Dr Chaudhry, who is also the lead author and architect of the country’s first Draft National Climate Change Policy, said that Pakistan was heading for increased frequency and intensity of extreme weather events, including frequent floods and droughts.
“We need to adapt and plan for that,” he said and added that the formulation of the Draft National Climate Change Policy is the first right step in this direction.
He maintained that Pakistan needed to seek assistance from the recently-established Green Climate Fund

for implementing climate change measures.
“The fund was started with 35 billion dollars and by 2020 it would reach 100 billion dollars. The fund has been created by the developed countries to compensate the losses to developing countries due to climate change,” he added.
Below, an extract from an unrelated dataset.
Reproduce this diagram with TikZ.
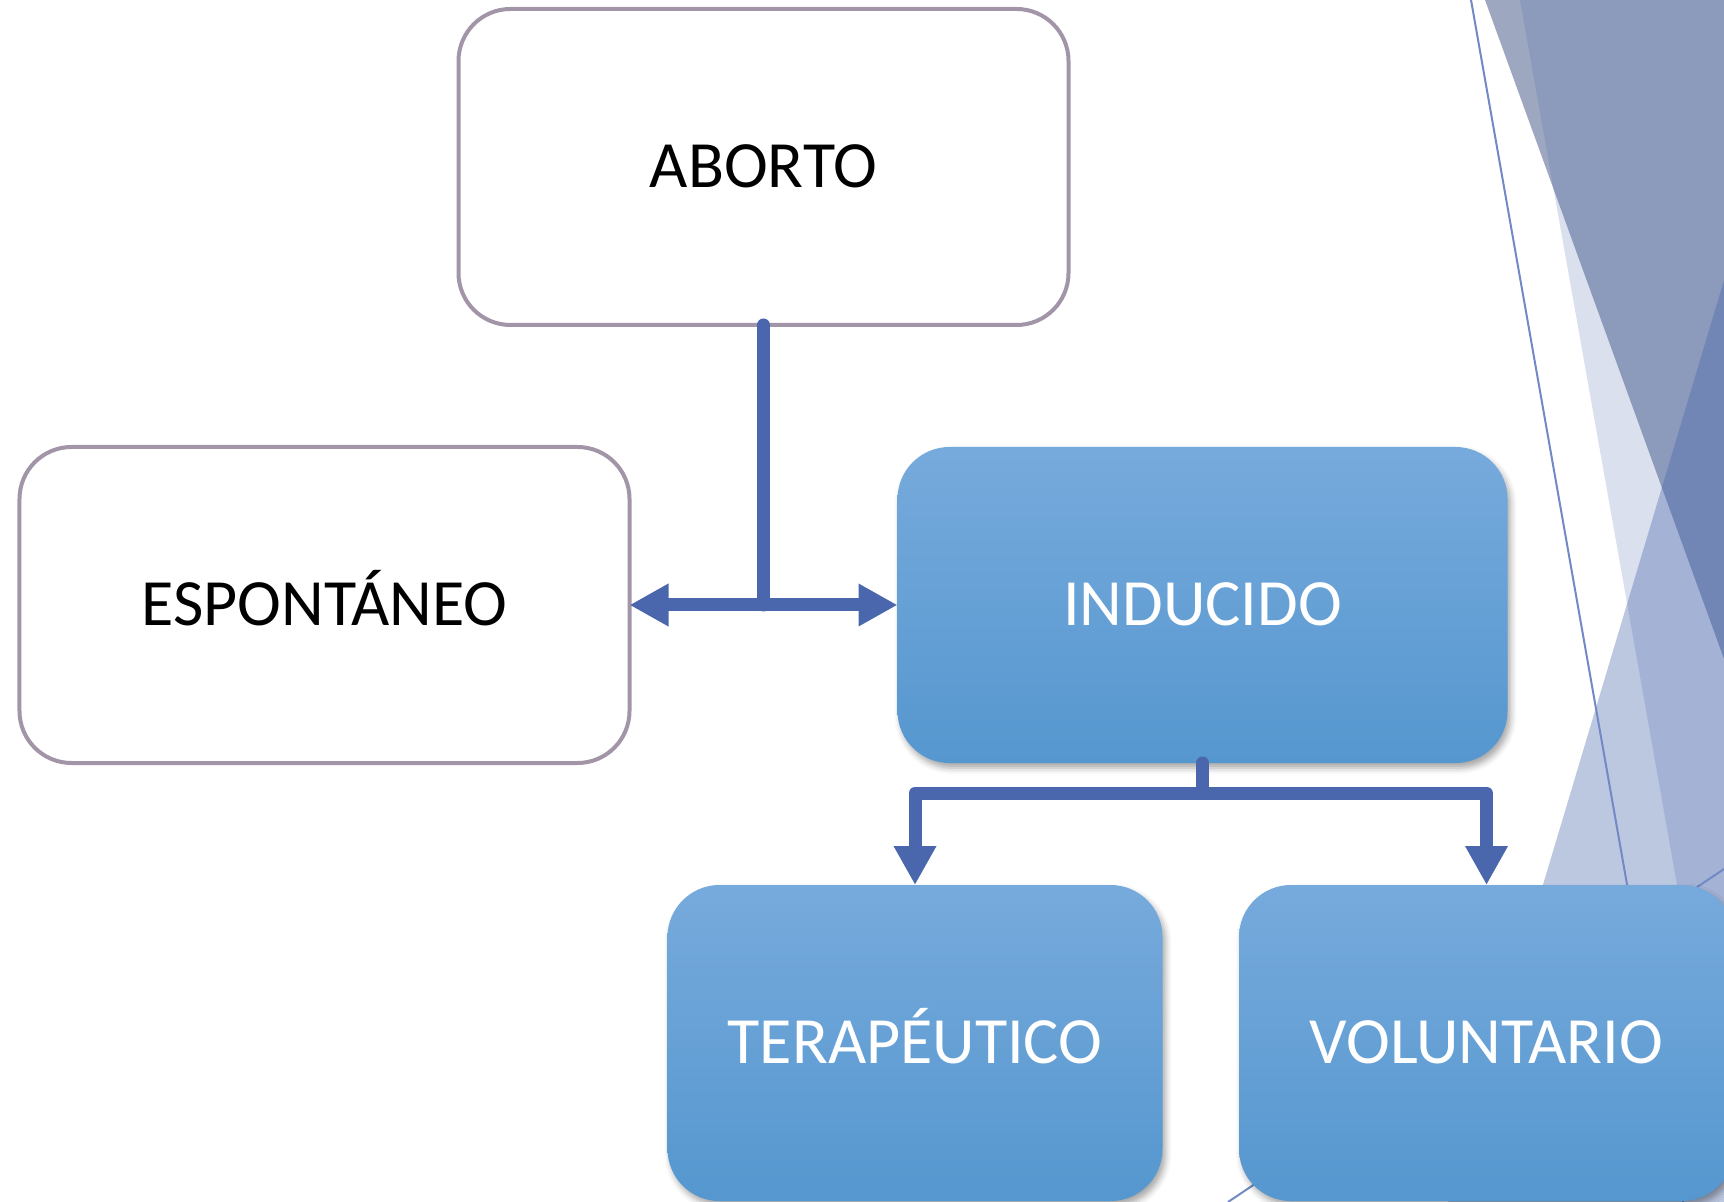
\documentclass[tikz,border=0pt]{standalone}
\usepackage{fontspec}
\setmainfont{Carlito}
\usetikzlibrary{shapes,positioning,calc,arrows.meta,shadows.blur}

\definecolor{linkblue}{HTML}{4A67AD}
\definecolor{boxedge}{HTML}{A395A8}
\definecolor{boxtop}{HTML}{77AADC}
\definecolor{boxbottom}{HTML}{5597CF}
\definecolor{slate}{HTML}{3C5082}
\definecolor{steel}{HTML}{4664AA}
\definecolor{hairline}{HTML}{7289C6}

\begin{document}
\begin{tikzpicture}[font=\fontsize{18.8}{22}\selectfont,
		text height=11.9pt,
		text depth=0pt,
		outer sep=0pt,
		whitebox/.style={draw=boxedge,
			line width=0.04cm,
			fill=white,
			rounded corners=0.52cm,
			minimum width=6.1cm,
			minimum height=3.16cm},
		bluebox/.style={rounded corners=0.52cm,
			top color=boxtop,
			bottom color=boxbottom,
			text=white,
			minimum height=3.16cm,
			blur shadow={shadow xshift=0.03cm, shadow yshift=-0.05cm,
				shadow blur radius=0.06cm, shadow opacity=35}},
		conn/.style={draw=linkblue, line width=0.13cm},
		headed/.style={-{Triangle[length=0.39cm,width=0.4cm]}},
		hair/.style={draw=hairline, line width=0.02cm}]

		\useasboundingbox (0,0) rectangle (17.24,-12.02);

		% background triangles on the right
		\fill[slate, fill opacity=0.5] (14.85,0) -- (17.24,0) -- (17.24,-6.59) -- cycle;
		\fill[steel, fill opacity=0.2] (15.20,0) -- (17.24,0) -- (17.24,-11.50) -- cycle;
		\fill[steel, fill opacity=0.36] (17.24,-2.80) -- (14.48,-12.02) -- (17.24,-12.02) -- cycle;
		\draw[hair] (14.71,0) -- (16.83,-12.02);
		\draw[hair] (12.28,-12.02) -- (17.24,-8.69);

		\node[whitebox] (aborto) at (7.635,-1.67) {ABORTO};

		\node[whitebox,
			below=1.22cm of aborto,
			xshift=-4.39cm] (espontaneo) {ESPONTÁNEO};

		\node[bluebox,
			below=1.22cm of aborto,
			xshift=4.39cm,
			minimum width=6.1cm] (inducido) {INDUCIDO};

		\node[bluebox,
			below=1.22cm of inducido,
			xshift=-2.875cm,
			minimum width=4.95cm] (terapeutico) {TERAPÉUTICO};

		\node[bluebox,
			below=1.22cm of inducido,
			xshift=2.84cm,
			minimum width=4.95cm] (voluntario) {VOLUNTARIO};

		\draw[conn, line cap=round] (aborto.south) -- (aborto.south |- espontaneo.east);
		\draw[conn, {Triangle[length=0.39cm,width=0.4cm]}-{Triangle[length=0.39cm,width=0.4cm]}]
		(espontaneo.east) -- (inducido.west);

		\draw[conn, line cap=round] (inducido.south) -- ++(0,-0.30) coordinate (fork);
		\draw[conn, headed, line join=round] (fork) -| (terapeutico.north);
		\draw[conn, headed, line join=round] (fork) -| (voluntario.north);

	\end{tikzpicture}
\end{document}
Before the start of these rains in the second week of August, Sindh was facing severe drought conditions and it had not received any rainfall during the past 12 months, he said.
The last severe river flooding in 2010 and rainfall-flooding in Sindh occurred in July 2003, he said and added, but this time the devastating rains of 1300 mm in Mithi; Mirpurkhas, 866 mm; Diplo, 779 mm; Chachro, 735 mm; Nagarparker, 990 mm; Nawabshah, 650 mm; Badin, 643 mm; Chhor, 549 mm; Padidan, 423 mm; Dadu, 482mm; Hyderabad, 402 mm; during the four weeks period have created an unprecedented flood situation in Sindh.
According to Dr Chaudhry, the total volume of water falling over Sindh during the four weeks is estimated to be above 49 million acre-feet (MAF), equal to six times the total capacity of Tarbela Dams, the world largest earth-filled dam, which is hard to believe.
He said the rainfall was predicted well in advance by the Met and the disaster management agencies were also well prepared. “But with the scale of this natural calamity, combined with the topography of the area having very poor natural drainage, most of the water stagnates and multiple breaches in LBOD (Left Bank Outfall Drain) for saline water and irrigation channels further complicated the scale of flooding”.
Dr Chaudhry said that it was also projected that in Pakistan, climate change would be causing considerable increase in frequency and intensity of extreme weather events, coupled with erratic monsoon rains causing frequent flooding and droughts, and increased temperature would result in enhanced heat and water stress conditions, particularly in the arid and semi-arid regions.